*Given task*.
Carry none of the pictures over; set down the material below exactly.

*Provided data*.
===============

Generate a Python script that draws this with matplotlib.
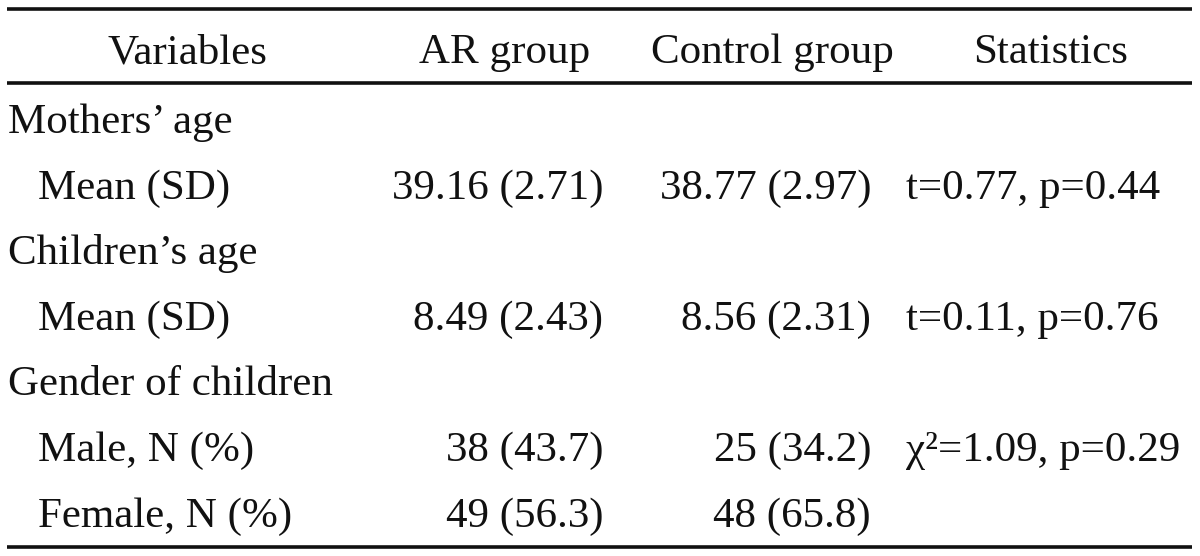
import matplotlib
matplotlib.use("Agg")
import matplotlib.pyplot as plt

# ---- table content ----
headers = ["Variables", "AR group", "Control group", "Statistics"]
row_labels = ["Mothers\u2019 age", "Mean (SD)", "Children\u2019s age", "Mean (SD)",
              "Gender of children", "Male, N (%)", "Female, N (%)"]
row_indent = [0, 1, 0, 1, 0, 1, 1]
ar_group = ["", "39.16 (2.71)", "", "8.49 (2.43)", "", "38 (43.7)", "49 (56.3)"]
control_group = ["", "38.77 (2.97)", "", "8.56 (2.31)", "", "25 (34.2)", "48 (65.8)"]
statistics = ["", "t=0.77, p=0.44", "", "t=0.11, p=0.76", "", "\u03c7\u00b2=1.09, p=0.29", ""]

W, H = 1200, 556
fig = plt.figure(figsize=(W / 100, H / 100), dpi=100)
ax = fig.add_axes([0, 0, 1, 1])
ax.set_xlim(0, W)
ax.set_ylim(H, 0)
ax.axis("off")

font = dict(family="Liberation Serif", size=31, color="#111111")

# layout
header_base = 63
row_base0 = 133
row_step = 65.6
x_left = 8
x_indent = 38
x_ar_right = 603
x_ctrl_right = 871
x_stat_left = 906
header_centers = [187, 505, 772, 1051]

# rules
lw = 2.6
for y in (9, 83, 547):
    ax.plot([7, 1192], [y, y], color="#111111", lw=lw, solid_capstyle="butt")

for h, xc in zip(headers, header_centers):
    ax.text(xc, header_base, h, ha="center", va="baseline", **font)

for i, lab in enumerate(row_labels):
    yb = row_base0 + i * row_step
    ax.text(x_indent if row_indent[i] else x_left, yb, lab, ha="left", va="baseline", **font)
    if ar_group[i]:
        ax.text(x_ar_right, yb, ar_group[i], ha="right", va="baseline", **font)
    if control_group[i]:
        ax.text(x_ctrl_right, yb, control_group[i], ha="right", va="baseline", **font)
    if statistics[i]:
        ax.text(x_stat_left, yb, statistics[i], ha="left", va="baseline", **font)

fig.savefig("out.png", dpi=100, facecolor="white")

===============

*The output*.
Generate a Python script that draws this with matplotlib.
import matplotlib
matplotlib.use("Agg")
import matplotlib.pyplot as plt

# ---- table content ----
headers = ["Variables", "AR group", "Control group", "Statistics"]
row_labels = ["Mothers\u2019 age", "Mean (SD)", "Children\u2019s age", "Mean (SD)",
              "Gender of children", "Male, N (%)", "Female, N (%)"]
row_indent = [0, 1, 0, 1, 0, 1, 1]
ar_group = ["", "39.16 (2.71)", "", "8.49 (2.43)", "", "38 (43.7)", "49 (56.3)"]
control_group = ["", "38.77 (2.97)", "", "8.56 (2.31)", "", "25 (34.2)", "48 (65.8)"]
statistics = ["", "t=0.77, p=0.44", "", "t=0.11, p=0.76", "", "\u03c7\u00b2=1.09, p=0.29", ""]

W, H = 1200, 556
fig = plt.figure(figsize=(W / 100, H / 100), dpi=100)
ax = fig.add_axes([0, 0, 1, 1])
ax.set_xlim(0, W)
ax.set_ylim(H, 0)
ax.axis("off")

font = dict(family="Liberation Serif", size=31, color="#111111")

# layout
header_base = 63
row_base0 = 133
row_step = 65.6
x_left = 8
x_indent = 38
x_ar_right = 603
x_ctrl_right = 871
x_stat_left = 906
header_centers = [187, 505, 772, 1051]

# rules
lw = 2.6
for y in (9, 83, 547):
    ax.plot([7, 1192], [y, y], color="#111111", lw=lw, solid_capstyle="butt")

for h, xc in zip(headers, header_centers):
    ax.text(xc, header_base, h, ha="center", va="baseline", **font)

for i, lab in enumerate(row_labels):
    yb = row_base0 + i * row_step
    ax.text(x_indent if row_indent[i] else x_left, yb, lab, ha="left", va="baseline", **font)
    if ar_group[i]:
        ax.text(x_ar_right, yb, ar_group[i], ha="right", va="baseline", **font)
    if control_group[i]:
        ax.text(x_ctrl_right, yb, control_group[i], ha="right", va="baseline", **font)
    if statistics[i]:
        ax.text(x_stat_left, yb, statistics[i], ha="left", va="baseline", **font)

fig.savefig("out.png", dpi=100, facecolor="white")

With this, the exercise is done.